Em julho deste ano, o presidente Jair Bolsonaro (PL), por meio de decreto, definiu em 25% do salário mínimo (R$ 303) o patamar mínimo da renda dos clientes que deve ser preservada na hora de negociar dívidas, conforme previsto na Lei federal nº 14.181/2021, conhecida como Lei do Superendividamento.
É o chamado mínimo existencial que vai permitir que as pessoas possam negociar seus débitos em atraso sem comprometer as necessidades fundamentais, como alimentação, saúde, higiene e moradia do devedor e de todos que dele dependam.
O percentual, porém, está sendo alvo de críticas dos especialistas. Para Gilberto Barbosa, economista da empresa V8 Capital, esse montante pode restringir a oferta de crédito. Assim, muitos indivíduos possuem mais dificuldades para conseguir empréstimos. "Credores podem vir a ser mais criteriosos na concessão de dívidas, pois o mínimo impõe um teto às parcelas que poderão ser cobradas do devedor", explica.
Já Silvana Parente, presidente do Conselho Regional de Economia do Ceará (Corecon), decepcionou-se com o novo decreto. "Quando se tem o mínimo existencial com esses valores, o governo está dizendo que uma pessoa pode sobreviver com esse dinheiro. O resto ela pode pagar tudo que tem aos bancos. É como se estivesse totalmente contra o princípio da lei."
Em uma cidade como Fortaleza, na qual o total da cesta básica é equivalente a R$ 620,87, pouco mais da metade do salário mínimo atual (55,93%), segundo a pesquisa realizada pelo Dieese, a imposição do mínimo existencial em R$ 303, para Silvana Parente, é irrisório.

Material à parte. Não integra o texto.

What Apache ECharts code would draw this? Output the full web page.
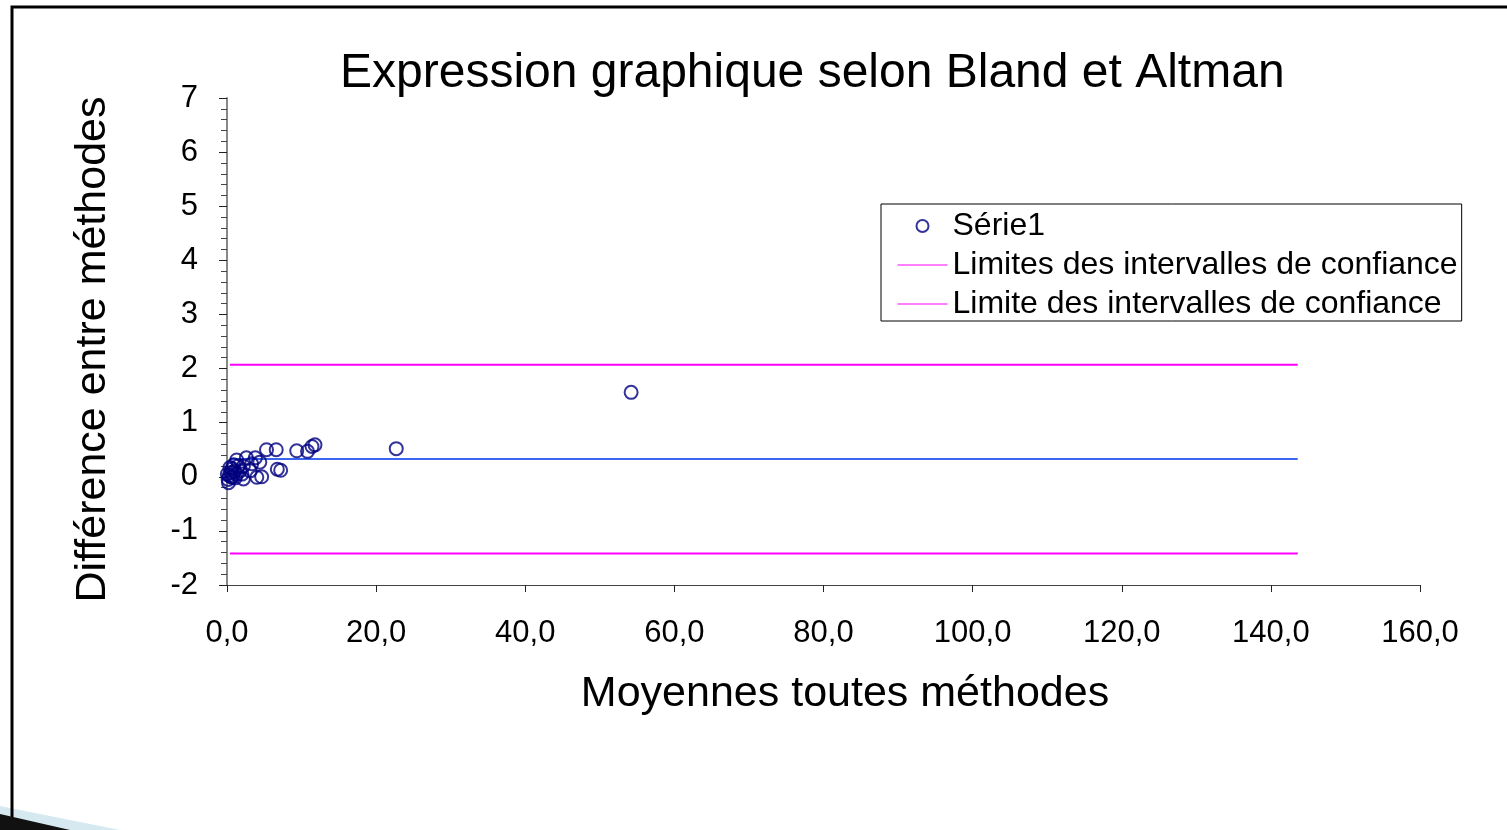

"Se você considerar a rigor, o mínimo existencial era pra pagar comida, aluguel, remédio e outras necessidades básicas da pessoa digna, e sabemos que não dá. Nem o salário mínimo dá, quanto mais o Auxílio Brasil e esse dinheiro determinado no mínimo existencial. Então realmente ficou algo inconsistente", defende.
Ainda conforme o levantamento do Dieese, o salário mínimo necessário, calculado com base no custo mensal das necessidades básicas do trabalhador e de sua família, composta por dois adultos e duas crianças, e cujo valor é único para todo o País, deveria ser R$ 6.306,97.
Dessa forma, a Lei do Superendividamento não consegue alcançar grande parte da população, visto que o montante estipulado para o mínimo existencial não cobre nem as despesas básicas de alimentação - fora os outros direitos acordados para uma vida digna.
"Não vai resolver o problema das pessoas porque se elas entrarem com o instrumento legal, que é da lei, elas vão ter que pagar tudo que elas ganham até sobrar R$ 303. Então, para poder pagar seus débitos, tem-se que abrir mão de uma quantia muito alta e ficar com pouco. Elas teriam direito de ter uma vida digna pela lei, mas, na prática, não. Então grande parte dos brasileiros não pode se beneficiar da lei", diz Silvana.